> Short exercise: Take the lines from the beginning of the material through the line containing "(info1) at (100,59)" and retype them exactly, leaving the pictures out.

> Code that draws figures:
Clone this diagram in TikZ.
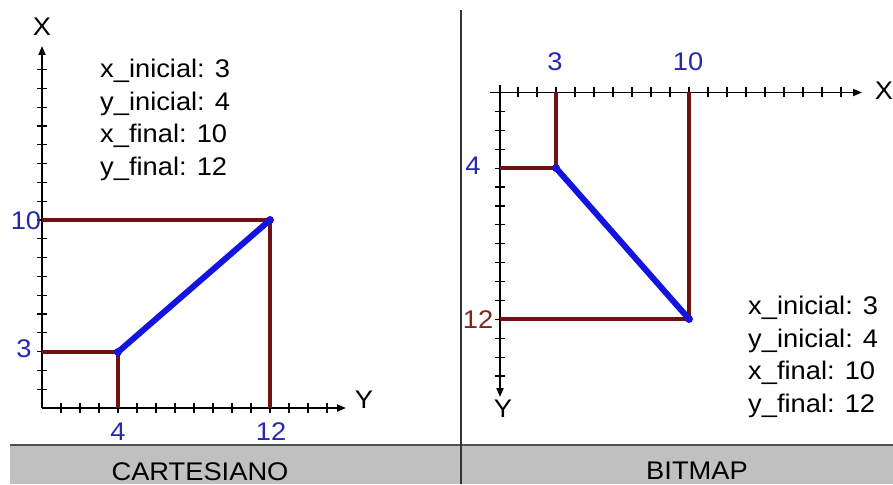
\documentclass[tikz,border=0pt]{standalone}
\usepackage{fontspec}
\setmainfont{Liberation Sans}
\usetikzlibrary{arrows.meta}
\definecolor{guidered}{RGB}{112,18,18}
\definecolor{segblue}{RGB}{20,20,225}
\definecolor{lblblue}{RGB}{40,40,175}
\definecolor{lblred}{RGB}{130,35,30}
\definecolor{barfill}{RGB}{192,192,192}
\definecolor{barline}{RGB}{80,80,80}
\begin{document}
\begin{tikzpicture}[x=1pt,y=-1pt,
  axis/.style={line width=1.8pt,-{Triangle[length=9pt,width=7pt]}},
  tickmark/.style={line width=1.2pt},
  guide/.style={line width=4pt,color=guidered},
  seg/.style={line width=6pt,color=segblue,line cap=round},
  dotpt/.style={circle,fill=segblue,inner sep=0pt,minimum size=8pt},
  txt/.style={font=\fontsize{25.5}{32.5}\selectfont,xscale=1.07,inner sep=0pt},
  numb/.style={txt,text=lblblue},
  info/.style={txt,align=left,anchor=north west},
  bar/.style={fill=barfill},
  barborder/.style={line width=2pt,color=barline},
  sep/.style={line width=1.8pt,color=black!80}
]
\useasboundingbox (0,0) rectangle (893,484);
% ---------- bottom bars ----------
\fill[bar] (10,445) rectangle (893,484);
\draw[barborder] (10,445) -- (893,445);
\node[txt,anchor=base] (cart) at (200,480) {CARTESIANO};
\node[txt,anchor=base] (bitm) at (697,479) {BITMAP};
% separator
\coordinate (s1) at (461,10);
\coordinate (s2) at (461,484);
\draw[sep] (s1) -- (s2);

% ---------- left: cartesian ----------
\coordinate (o1) at (42,408);
\coordinate (xt1) at (42,46);
\coordinate (yt1) at (346,408);
\foreach \k in {1,...,18} \draw[tickmark] (37,{408-18.8*\k}) -- (47,{408-18.8*\k});
\foreach \k in {1,...,15} \draw[tickmark] ({42+19*\k},403) -- ({42+19*\k},413);
\draw[axis] (o1) -- (xt1);
\draw[axis] (o1) -- (yt1);
\node[txt] (lX) at (42,27) {X};
\node[txt] (lY) at (364,400) {Y};

\coordinate (a1) at (118,352);
\coordinate (b1) at (270,220);
\coordinate (a1x) at (42,352);
\coordinate (a1y) at (118,408);
\coordinate (b1x) at (42,220);
\coordinate (b1y) at (270,408);
\draw[guide] (b1x) -- (b1) -- (b1y);
\draw[guide] (a1x) -- (a1) -- (a1y);
\draw[seg] (a1) -- (b1);
\node[dotpt] (d1) at (a1) {};
\node[dotpt] (d2) at (b1) {};
\node[numb] (n10) at (26,221) {10};
\node[numb] (n3) at (24,349) {3};
\node[numb] (n4) at (118,432) {4};
\node[numb] (n12) at (271,432) {12};
\node[info] (info1) at (100,59) {x\_inicial: 3\\y\_inicial: 4\\x\_final: 10\\y\_final: 12};

% ---------- right: bitmap ----------
\coordinate (o2) at (500,92.5);
\coordinate (x0) at (490,92.5);
\coordinate (y0) at (500,85);
\coordinate (xt2) at (862,92.5);
\coordinate (yt2) at (500,397);
\foreach \k in {1,...,18} \draw[tickmark] ({499+19*\k},87.5) -- ({499+19*\k},97.5);
\foreach \k in {1,...,15} \draw[tickmark] (495,{92.5+18.9*\k}) -- (505,{92.5+18.9*\k});
\draw[axis] (x0) -- (xt2);
\draw[axis] (y0) -- (yt2);
\node[txt] (rX) at (884,91) {X};
\node[txt] (rY) at (503,409) {Y};

\coordinate (a2) at (556,168);
\coordinate (b2) at (689,319);
\coordinate (a2x) at (500,168);
\coordinate (a2y) at (556,92.5);
\coordinate (b2x) at (500,319);
\coordinate (b2y) at (689,92.5);
\draw[guide] (a2x) -- (a2) -- (a2y);
\draw[guide] (b2x) -- (b2) -- (b2y);
\draw[seg] (a2) -- (b2);
\node[dotpt] (d3) at (a2) {};
\node[dotpt] (d4) at (b2) {};
\node[numb] (m3) at (555,62) {3};
\node[numb] (m10) at (688,62) {10};
\node[numb] (m4) at (473,166) {4};
\node[txt,text=lblred] (m12) at (478,320) {12};
\node[info] (info2) at (748,296) {x\_inicial: 3\\y\_inicial: 4\\x\_final: 10\\y\_final: 12};
\end{tikzpicture}
\end{document}
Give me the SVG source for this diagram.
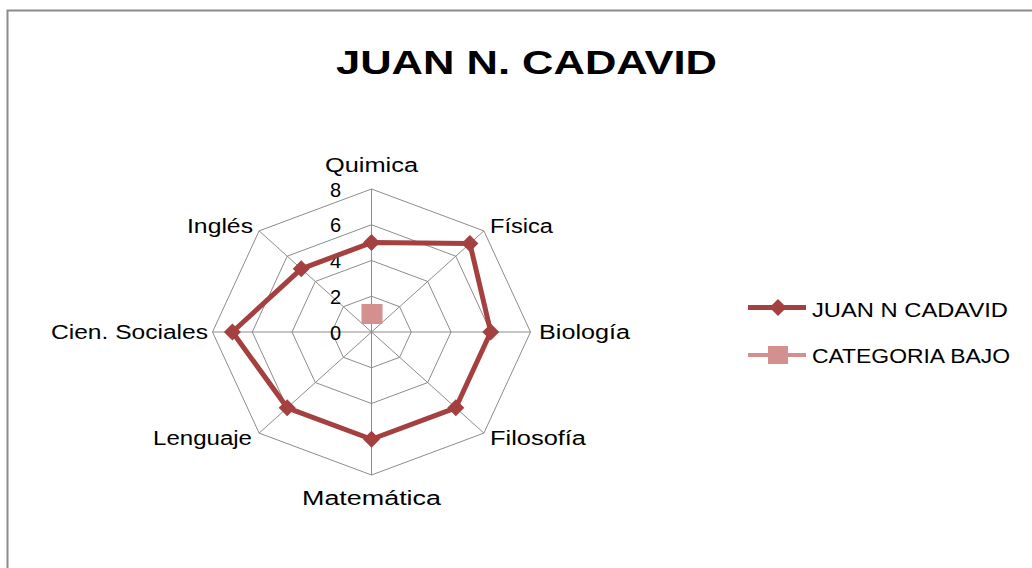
<svg xmlns="http://www.w3.org/2000/svg" width="1032" height="568" viewBox="0 0 1032 568">
<style>
.lbl{font-family:"Liberation Sans",Arial,sans-serif;font-size:20px;fill:#000}
.tick{font-family:"Liberation Sans",Arial,sans-serif;font-size:20px;fill:#000;text-anchor:end}
.title{font-family:"Liberation Sans",Arial,sans-serif;font-size:34px;font-weight:bold;fill:#000}
.grid{fill:none;stroke:#8c8c8c;stroke-width:1}
.series{fill:none;stroke:#A4403F;stroke-width:5;stroke-linejoin:round}
.dia{fill:#A4403F}
.bajo{fill:#D48F8F}
</style>
<defs>
<path id="diamond" d="M0,-8.5 L8.5,0 L0,8.5 L-8.5,0 Z"/>
</defs>
<rect x="0" y="0" width="1032" height="568" fill="#fff"/>
<path d="M7.5,568 V10.5 H1032" fill="none" stroke="#8c8c8c" stroke-width="2"/>
<g id="title"><text class="title" x="336" y="74" textLength="381" lengthAdjust="spacingAndGlyphs">JUAN N. CADAVID</text></g>
<g id="grid">
<polygon class="grid" points="371.5,189 483.9,230.9 530.5,332 483.9,433.1 371.5,475 259.1,433.1 212.5,332 259.1,230.9"/>
<polygon class="grid" points="371.5,224.75 455.8,256.2 490.75,332 455.8,407.8 371.5,439.25 287.2,407.8 252.25,332 287.2,256.2"/>
<polygon class="grid" points="371.5,260.5 427.7,281.45 451,332 427.7,382.55 371.5,403.5 315.3,382.55 292,332 315.3,281.45"/>
<polygon class="grid" points="371.5,296.25 399.6,306.7 411.25,332 399.6,357.3 371.5,367.75 343.4,357.3 331.75,332 343.4,306.7"/>
<path class="grid" d="M371.5,332 L371.5,189 M371.5,332 L483.9,230.9 M371.5,332 L530.5,332 M371.5,332 L483.9,433.1 M371.5,332 L371.5,475 M371.5,332 L259.1,433.1 M371.5,332 L212.5,332 M371.5,332 L259.1,230.9"/>
</g>
<g id="ticks">
<text class="tick" x="341" y="197">8</text>
<text class="tick" x="341" y="232">6</text>
<text class="tick" x="341" y="268">4</text>
<text class="tick" x="341" y="304">2</text>
<text class="tick" x="341" y="340">0</text>
</g>
<g id="axis-labels">
<text class="lbl" x="325" y="172" textLength="93" lengthAdjust="spacingAndGlyphs">Quimica</text>
<text class="lbl" x="490" y="233" textLength="63" lengthAdjust="spacingAndGlyphs">Física</text>
<text class="lbl" x="539" y="339" textLength="91" lengthAdjust="spacingAndGlyphs">Biología</text>
<text class="lbl" x="490" y="445" textLength="96" lengthAdjust="spacingAndGlyphs">Filosofía</text>
<text class="lbl" x="302" y="505" textLength="139" lengthAdjust="spacingAndGlyphs">Matemática</text>
<text class="lbl" x="153" y="445" textLength="99" lengthAdjust="spacingAndGlyphs">Lenguaje</text>
<text class="lbl" x="51" y="339" textLength="157" lengthAdjust="spacingAndGlyphs">Cien. Sociales</text>
<text class="lbl" x="187" y="233" textLength="66" lengthAdjust="spacingAndGlyphs">Inglés</text>
</g>
<g id="series-juan">
<polygon class="series" points="371.5,242.6 469.9,243.5 490.75,332 455.8,407.8 371.5,439.25 287.2,407.8 232.4,332 301.25,268.8"/>
<use href="#diamond" class="dia" x="371.5" y="242.6"/>
<use href="#diamond" class="dia" x="469.9" y="243.5"/>
<use href="#diamond" class="dia" x="490.75" y="332"/>
<use href="#diamond" class="dia" x="455.8" y="407.8"/>
<use href="#diamond" class="dia" x="371.5" y="439.25"/>
<use href="#diamond" class="dia" x="287.2" y="407.8"/>
<use href="#diamond" class="dia" x="232.4" y="332"/>
<use href="#diamond" class="dia" x="301.25" y="268.8"/>
</g>
<g id="series-bajo">
<rect class="bajo" x="361.5" y="304" width="21" height="20"/>
</g>
<g id="legend">
<line x1="748" y1="307.5" x2="806" y2="307.5" stroke="#A4403F" stroke-width="5"/>
<use href="#diamond" class="dia" x="778" y="307.5"/>
<text class="lbl" x="812" y="317" textLength="196" lengthAdjust="spacingAndGlyphs">JUAN N CADAVID</text>
<line x1="748" y1="355" x2="806" y2="355" stroke="#D48F8F" stroke-width="4"/>
<rect class="bajo" x="768" y="346" width="20" height="18"/>
<text class="lbl" x="812" y="363" textLength="198" lengthAdjust="spacingAndGlyphs">CATEGORIA BAJO</text>
</g>
</svg>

> The answer:
Clone this diagram in TikZ.
\documentclass[tikz,border=0pt]{standalone}
\usepackage{fontspec}
\setmainfont{Liberation Sans}
\usetikzlibrary{arrows.meta}
\definecolor{guidered}{RGB}{112,18,18}
\definecolor{segblue}{RGB}{20,20,225}
\definecolor{lblblue}{RGB}{40,40,175}
\definecolor{lblred}{RGB}{130,35,30}
\definecolor{barfill}{RGB}{192,192,192}
\definecolor{barline}{RGB}{80,80,80}
\begin{document}
\begin{tikzpicture}[x=1pt,y=-1pt,
  axis/.style={line width=1.8pt,-{Triangle[length=9pt,width=7pt]}},
  tickmark/.style={line width=1.2pt},
  guide/.style={line width=4pt,color=guidered},
  seg/.style={line width=6pt,color=segblue,line cap=round},
  dotpt/.style={circle,fill=segblue,inner sep=0pt,minimum size=8pt},
  txt/.style={font=\fontsize{25.5}{32.5}\selectfont,xscale=1.07,inner sep=0pt},
  numb/.style={txt,text=lblblue},
  info/.style={txt,align=left,anchor=north west},
  bar/.style={fill=barfill},
  barborder/.style={line width=2pt,color=barline},
  sep/.style={line width=1.8pt,color=black!80}
]
\useasboundingbox (0,0) rectangle (893,484);
% ---------- bottom bars ----------
\fill[bar] (10,445) rectangle (893,484);
\draw[barborder] (10,445) -- (893,445);
\node[txt,anchor=base] (cart) at (200,480) {CARTESIANO};
\node[txt,anchor=base] (bitm) at (697,479) {BITMAP};
% separator
\coordinate (s1) at (461,10);
\coordinate (s2) at (461,484);
\draw[sep] (s1) -- (s2);

% ---------- left: cartesian ----------
\coordinate (o1) at (42,408);
\coordinate (xt1) at (42,46);
\coordinate (yt1) at (346,408);
\foreach \k in {1,...,18} \draw[tickmark] (37,{408-18.8*\k}) -- (47,{408-18.8*\k});
\foreach \k in {1,...,15} \draw[tickmark] ({42+19*\k},403) -- ({42+19*\k},413);
\draw[axis] (o1) -- (xt1);
\draw[axis] (o1) -- (yt1);
\node[txt] (lX) at (42,27) {X};
\node[txt] (lY) at (364,400) {Y};

\coordinate (a1) at (118,352);
\coordinate (b1) at (270,220);
\coordinate (a1x) at (42,352);
\coordinate (a1y) at (118,408);
\coordinate (b1x) at (42,220);
\coordinate (b1y) at (270,408);
\draw[guide] (b1x) -- (b1) -- (b1y);
\draw[guide] (a1x) -- (a1) -- (a1y);
\draw[seg] (a1) -- (b1);
\node[dotpt] (d1) at (a1) {};
\node[dotpt] (d2) at (b1) {};
\node[numb] (n10) at (26,221) {10};
\node[numb] (n3) at (24,349) {3};
\node[numb] (n4) at (118,432) {4};
\node[numb] (n12) at (271,432) {12};
\node[info] (info1) at (100,59) {x\_inicial: 3\\y\_inicial: 4\\x\_final: 10\\y\_final: 12};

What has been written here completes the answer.